Accounting and Decision Making (1995 - )
- see for full text of the programme 2008 - 2009 the Pdf-file at the bottom of this page
Summary: The general aim of this programme is to explain choices made by organizations in the design of their internal and external reporting systems.
- Title of the programme: Accounting and Decision Making
- Research area and mission: Accounting and Auditing. The general aim of this programme is to explain choices made by organizations in the design of their internal and external reporting systems.
- Co-ordinator: Professor T.L.C.M. Groot
- Programme members (2008)
- Starting date of the programme: 1990
- Formal affiliations: Limperg Institute (PhD programme in Accounting), Tinbergen Institute (PhD training)
The programme consists of three sub-programmes: financial accounting, management accounting and auditing:
- The Financial Accounting sub-programme has a historical and institutional focus, and considers two aspects of financial reporting in particular: (1) the development of financial reporting practice in interaction between reporting companies and users of financial statements; and (2) the development of the institutional framework of financial reporting, including accounting standards and the auditing profession.
- The Management Accounting and Control sub-programme looks at the organizations' internal reporting systems and tries to answer three different questions: (1) what information do firms use to measure and assess performance of their units and managers?, (2) what management control systems are being developed in non-profit and governmental organizations and how effective are they?, and (3) what role does accounting information play in strategic alliances between independent companies?
- The Auditing sub-programme investigates how auditors verify corporate accounting data and how this leads to a final judgement about the quality of the financial statements. Audit quality is the main theme in this programme, which is worked out in two directions: the quality of auditor's judgements and the quality of audit programmes.

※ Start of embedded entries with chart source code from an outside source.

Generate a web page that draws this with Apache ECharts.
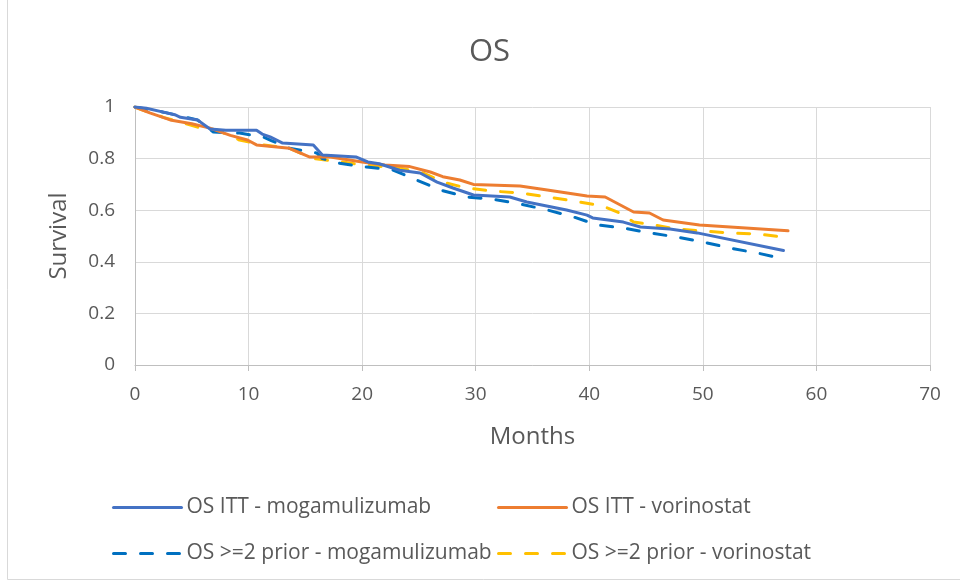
<!DOCTYPE html>
<html>
<head>
<meta charset="utf-8">
<script src="https://cdn.jsdelivr.net/npm/echarts@6/dist/echarts.min.js"></script>
<style>
html,body{margin:0;padding:0;background:#fff;}
#chart{width:960px;height:581px;}
</style>
</head>
<body>
<div id="chart"></div>
<script>
// ---- data (months, survival) ----
const seriesNames = [
  'OS ITT - mogamulizumab',
  'OS ITT - vorinostat',
  'OS >=2 prior - mogamulizumab',
  'OS >=2 prior - vorinostat'
];
const xTicks = [0, 10, 20, 30, 40, 50, 60, 70];
const yTicks = [0, 0.2, 0.4, 0.6, 0.8, 1];

const ittMoga = [
  [0,1],[1,0.995],[2.5,0.98],[3.5,0.97],[4,0.96],[5.5,0.95],[6.6,0.915],[8,0.91],
  [10.7,0.91],[11.2,0.895],[11.9,0.884],[13,0.86],[15.7,0.853],[16.5,0.814],[19.5,0.806],
  [20.5,0.787],[21.5,0.78],[23.3,0.755],[25.1,0.744],[26.6,0.709],[28,0.686],[29.8,0.659],
  [33,0.651],[34.5,0.632],[38,0.601],[39.8,0.581],[40.3,0.57],[43,0.554],[44.5,0.535],
  [47.1,0.527],[49.5,0.512],[57.1,0.444]
];
const ittVor = [
  [0,1],[1.3,0.977],[3.1,0.95],[5,0.935],[6.6,0.918],[8.4,0.89],[9.9,0.872],[10.7,0.853],
  [13.6,0.84],[15.4,0.806],[17.2,0.806],[20,0.787],[22,0.775],[24.2,0.769],[26,0.748],
  [27.1,0.73],[28.6,0.717],[29.8,0.70],[33.9,0.694],[36.3,0.678],[39.8,0.655],[41.4,0.651],
  [42.4,0.628],[43.9,0.593],[45.3,0.589],[46.5,0.562],[49.7,0.543],[57.5,0.52]
];
const priorMoga = [
  [0,1],[2.5,0.98],[5.5,0.95],[6.9,0.903],[9.2,0.899],[11.3,0.884],[12,0.87],[13.6,0.84],
  [16,0.822],[16.5,0.80],[17.8,0.783],[20.4,0.767],[22.7,0.756],[24.8,0.717],[26.9,0.678],
  [29.2,0.651],[31.5,0.643],[33.9,0.624],[36.3,0.601],[38.6,0.574],[40.7,0.543],[43,0.531],
  [45.3,0.512],[47.7,0.496],[50,0.477],[52.4,0.453],[54.8,0.434],[57.1,0.412]
];
const priorVor = [
  [0,1],[0.2,0.996],[2.5,0.96],[5.5,0.922],[7.2,0.911],[9.2,0.872],[11.3,0.853],[13.6,0.84],
  [15.7,0.80],[18.3,0.787],[20.1,0.775],[23.3,0.764],[25.4,0.744],[27.1,0.709],[29.2,0.686],
  [31.5,0.674],[33.9,0.667],[36.3,0.651],[38.6,0.636],[40.7,0.62],[41.2,0.616],[42.7,0.589],
  [43.9,0.554],[45.3,0.546],[47.7,0.527],[50,0.519],[52.4,0.512],[54.8,0.508],[57.6,0.493]
];

const colors = ['#4472C4', '#ED7D31', '#0070C0', '#FFC000'];
const dashes = ['solid', 'solid', [12, 15], [12, 15]];
const dataSets = [ittMoga, ittVor, priorMoga, priorVor];

const FONT = '"Open Sans", sans-serif';
const GREY = '#595959';

const chart = echarts.init(document.getElementById('chart'), null, {renderer: 'canvas'});

const legendPos = [
  {left: 112, top: 497},
  {left: 497, top: 497},
  {left: 112, top: 543},
  {left: 497, top: 543}
];

const option = {
  backgroundColor: '#fff',
  animation: false,
  title: {
    text: 'OS',
    left: 469,
    top: 37,
    padding: 0,
    textStyle: {fontFamily: FONT, fontSize: 31, fontWeight: 'normal', color: GREY}
  },
  legend: legendPos.map((p, i) => ({
    data: [seriesNames[i]],
    left: p.left,
    top: p.top,
    padding: 0,
    itemWidth: 68,
    itemHeight: 14,
    itemStyle: {opacity: 0, borderWidth: 0},
    lineStyle: {width: 3},
    textStyle: {fontFamily: FONT, fontSize: 21, color: GREY}
  })),
  grid: {left: 135, right: 30, top: 107, bottom: 216, containLabel: false},
  xAxis: {
    type: 'value',
    min: xTicks[0],
    max: xTicks[xTicks.length - 1],
    interval: 10,
    name: 'Months',
    nameLocation: 'middle',
    nameGap: 60,
    nameTextStyle: {fontFamily: FONT, fontSize: 24, color: GREY},
    axisLine: {show: true, lineStyle: {color: '#BFBFBF', width: 1}},
    axisTick: {show: true, length: 6, lineStyle: {color: '#BFBFBF'}},
    axisLabel: {fontFamily: FONT, fontSize: 19, color: GREY, margin: 20},
    splitLine: {show: true, lineStyle: {color: '#D9D9D9', width: 1}}
  },
  yAxis: {
    type: 'value',
    min: yTicks[0],
    max: yTicks[yTicks.length - 1],
    interval: 0.2,
    name: 'Survival',
    nameLocation: 'middle',
    nameRotate: 90,
    nameGap: 64,
    nameTextStyle: {fontFamily: FONT, fontSize: 24, color: GREY},
    axisLine: {show: true, lineStyle: {color: '#BFBFBF', width: 1}},
    axisTick: {show: false},
    axisLabel: {fontFamily: FONT, fontSize: 19, color: GREY, margin: 20},
    splitLine: {show: true, lineStyle: {color: '#D9D9D9', width: 1}}
  },
  graphic: [
    {type: 'line', shape: {x1: 7.5, y1: 0, x2: 7.5, y2: 579.5}, style: {stroke: '#D9D9D9', lineWidth: 1}},
    {type: 'line', shape: {x1: 7.5, y1: 579.5, x2: 960, y2: 579.5}, style: {stroke: '#D9D9D9', lineWidth: 1}}
  ],
  series: dataSets.map((d, i) => ({
    name: seriesNames[i],
    type: 'line',
    data: d,
    symbol: 'none',
    showSymbol: false,
    smooth: false,
    color: colors[i],
    lineStyle: {color: colors[i], width: 3, type: dashes[i], cap: 'round', join: 'round'},
    z: 10 - i
  }))
};
chart.setOption(option);
</script>
</body>
</html>
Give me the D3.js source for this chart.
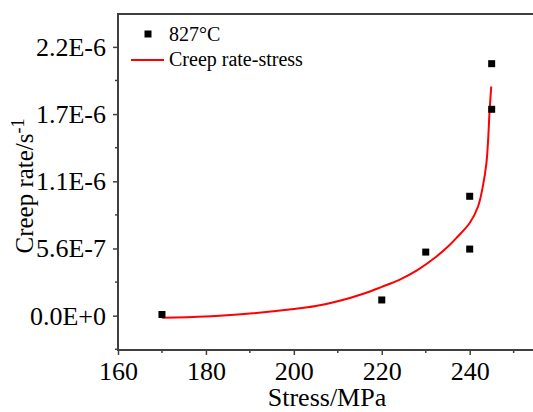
<!DOCTYPE html>
<html lang="en">
<head>
<meta charset="UTF-8">
<title>Creep rate - stress</title>
<script src="https://d3js.org/d3.v7.min.js"></script>
<style>
  body { margin: 0; background: #fff; }
  svg { display: block; }
  svg text { font-family: "Liberation Serif", "Times New Roman", serif; }
</style>
</head>
<body>
<div id="chart"></div>
<script>
// measured points (827°C)
const stress = [170, 220, 230, 240, 240, 245, 245];
const rate = [1e-8, 1.31e-7, 5.3e-7, 5.55e-7, 9.95e-7, 1.72e-6, 2.1e-6];

// fitted curve
const fitStress = [170, 180, 190, 200, 205, 210, 216, 220, 224, 228, 232, 235.5, 237.3, 240, 241.9, 243, 243.8, 244.2, 244.5, 244.9];
const fitRate = [-1.7e-8, -7e-9, 1.8e-8, 5.5e-8, 8e-8, 1.2e-7, 1.85e-7, 2.4e-7, 2.98e-7, 3.77e-7, 4.8e-7, 5.91e-7, 6.6e-7, 7.72e-7, 9.1e-7, 1.08e-6, 1.27e-6, 1.47e-6, 1.69e-6, 1.91e-6];

// axis ticks
const xTicks = [160, 180, 200, 220, 240];
const xMinor = [170, 190, 210, 230, 250];
const yTicks = [0, 5.6e-7, 1.12e-6, 1.68e-6, 2.24e-6];
const yLabels = ["0.0E+0", "5.6E-7", "1.1E-6", "1.7E-6", "2.2E-6"];
const yMinor = [-2.8e-7, 2.8e-7, 8.4e-7, 1.4e-6, 1.96e-6];

const W = 533, H = 412;
const mLeft = 118, mTop = 14, mBottom = 350, mRight = 533;

const svg = d3.select("#chart").append("svg")
  .attr("width", W).attr("height", H);

const x = d3.scaleLinear().domain([160, 254.4]).range([mLeft, mRight]);
const y = d3.scaleLinear().domain([-2.86e-7, 2.514e-6]).range([mBottom, mTop]);

const axisColor = "#404040";

// y axis
const gy = svg.append("g").attr("transform", `translate(${mLeft},0)`)
  .call(d3.axisLeft(y).tickValues(yTicks).tickFormat((d, i) => yLabels[i])
    .tickSize(5).tickSizeOuter(0).tickPadding(7));
gy.attr("font-family", null);
gy.selectAll(".tick text").style("font-size", "26px").attr("fill", "#000");
gy.append("g").selectAll("line").data(yMinor).enter().append("line")
  .attr("x1", -3).attr("x2", 0).attr("y1", d => y(d)).attr("y2", d => y(d));

// x axis
const gx = svg.append("g").attr("transform", `translate(0,${mBottom})`)
  .call(d3.axisBottom(x).tickValues(xTicks).tickFormat(d3.format("d"))
    .tickSize(5).tickSizeOuter(0).tickPadding(7));
gx.attr("font-family", null);
gx.selectAll(".tick text").style("font-size", "26px").attr("fill", "#000");
gx.append("g").selectAll("line").data(xMinor).enter().append("line")
  .attr("y1", 0).attr("y2", 3).attr("x1", d => x(d)).attr("x2", d => x(d));

svg.selectAll(".domain").remove();
svg.selectAll("g line").attr("stroke", axisColor).attr("stroke-width", 1.5);

// frame (left, top, bottom)
svg.append("path")
  .attr("d", `M${mRight},${mTop}H${mLeft}V${mBottom}H${mRight}`)
  .attr("fill", "none").attr("stroke", axisColor).attr("stroke-width", 2);

// fitted curve
const line = d3.line().x(d => x(d[0])).y(d => y(d[1])).curve(d3.curveCatmullRom.alpha(0.5));
svg.append("path")
  .datum(d3.zip(fitStress, fitRate))
  .attr("d", line)
  .attr("fill", "none").attr("stroke", "#ff0000").attr("stroke-width", 2);

// points
const sq = 7;
svg.append("g").selectAll("rect").data(d3.zip(stress, rate)).enter().append("rect")
  .attr("x", d => x(d[0]) - sq / 2).attr("y", d => y(d[1]) - sq / 2)
  .attr("width", sq).attr("height", sq).attr("fill", "#000");

// legend
const lg = svg.append("g");
lg.append("rect").attr("x", 148 - sq / 2).attr("y", 34 - sq / 2).attr("width", sq).attr("height", sq).attr("fill", "#000");
lg.append("text").attr("x", 169).attr("y", 41).style("font-size", "20px").text("827°C");
lg.append("line").attr("x1", 131).attr("x2", 164).attr("y1", 60).attr("y2", 60)
  .attr("stroke", "#ff0000").attr("stroke-width", 2);
lg.append("text").attr("x", 169).attr("y", 66).style("font-size", "20px").text("Creep rate-stress");

// axis titles
svg.append("text").attr("x", 327).attr("y", 406).attr("text-anchor", "middle")
  .style("font-size", "26px").text("Stress/MPa");

const yt = svg.append("text").attr("transform", "translate(33,186) rotate(-90)")
  .attr("text-anchor", "middle").style("font-size", "25px");
yt.append("tspan").text("Creep rate/s");
yt.append("tspan").style("font-size", "18px").attr("dy", -9).text("-1");
</script>
</body>
</html>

Due to the wide variety in subjects, the research methods applied are widely varied and include case studies, archival studies, longitudinal data analyses, surveys and (semi-)controlled experiments. Our programme has a formal association with the Limperg Institute programme in Accounting research and with the Tinbergen Institute. We maintain several working relationships with academic research groups outside The Netherlands, but none of them has the status of a “formal affiliation.”